The high court has struck a blow against an individual’s protection against self-incrimination by prohibiting sanctions against police officers who fail to read a suspect their Miranda rights.
The Justices voted on Thursday, June 23, to limit the ability to enforce those rights, noting that suspects who aren’t warned about their right to remain silent can no longer sue an officer under federal civil rights laws.
Further, the opinion noted that even if the evidence is obtained by cops when they fail to read Miranda rights, an individual can’t use that in a potential criminal trial.
The court declared that the Miranda warning still protects a constitutional right, but the notice itself is not a right that would trigger the ability to bring a civil lawsuit.
“Another day, another horrific set of politically-motivated opinions from the GOP-packed Supreme Court,” tweeted Democratic Representative Rashida Tlaib of Michigan.
“Miranda rights hanging by a thread while a 110-year old gun control law is struck down. #ExpandTheCourt, or are we just surrendering?”
Brett Max Kaufman, senior staff attorney with the American Civil Liberties Union (ACLU), said in a statement that the decision “widens the gap between the guarantees found in the Constitution and the Bill of Rights and the people’s ability to hold government officials accountable for violating them.”
Kaufman vowed that the ACLU would “keep fighting to make sure our country lives up to the Constitution’s guarantees.”

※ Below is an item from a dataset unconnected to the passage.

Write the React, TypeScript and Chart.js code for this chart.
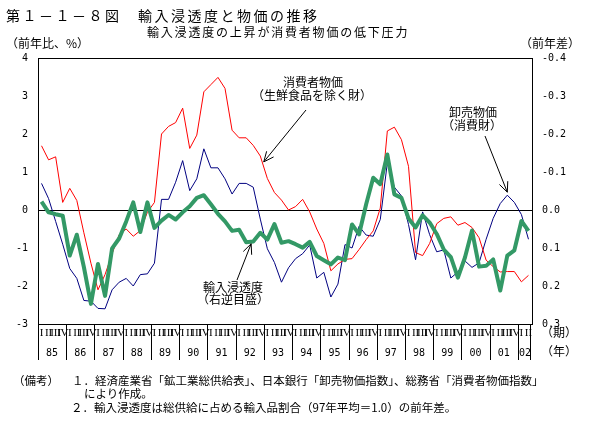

“This morning SCOTUS destroyed our Miranda rights and struck down a New York law requiring cause to conceal and carry a gun,” tweeted Democratic Representative Jamaal Bowman of New York.
“Just 6 people are destroying our democracy.”
The significance of this right cannot be overstated—throughout much of our country’s history, especially during the Jim Crow era, many false confessions were coerced from suspects via illegal methods, which oftentimes meant violence. But in 1966, the high court took steps to eliminate this problem with their landmark ruling in Miranda v. Arizona, “which required the police to warn suspects that they have the right to remain silent and to access to an attorney.”
In the case at hand, Terence Tekoh was a hospital worker, “who was accused of sexually assaulting an immobilized female patient at a local hospital in 2014.” Carlos Vega, a sheriff deputy for Los Angeles County questioned Tekoh, but had failed to read him his rights as required by the precedent of Miranda v. Arizona. While Tekoh ultimately did confess to the crime, he was tried and acquitted – even after the introduction of his confession at trial. He then filed suit against the officer under Section 1983 of federal law.
Lower courts were split on the issue of “whether the warning given to criminal suspects before they talk to authorities…is a constitutional right or something less important and less defined,” and thus the case rose up to the level of the Supreme Court.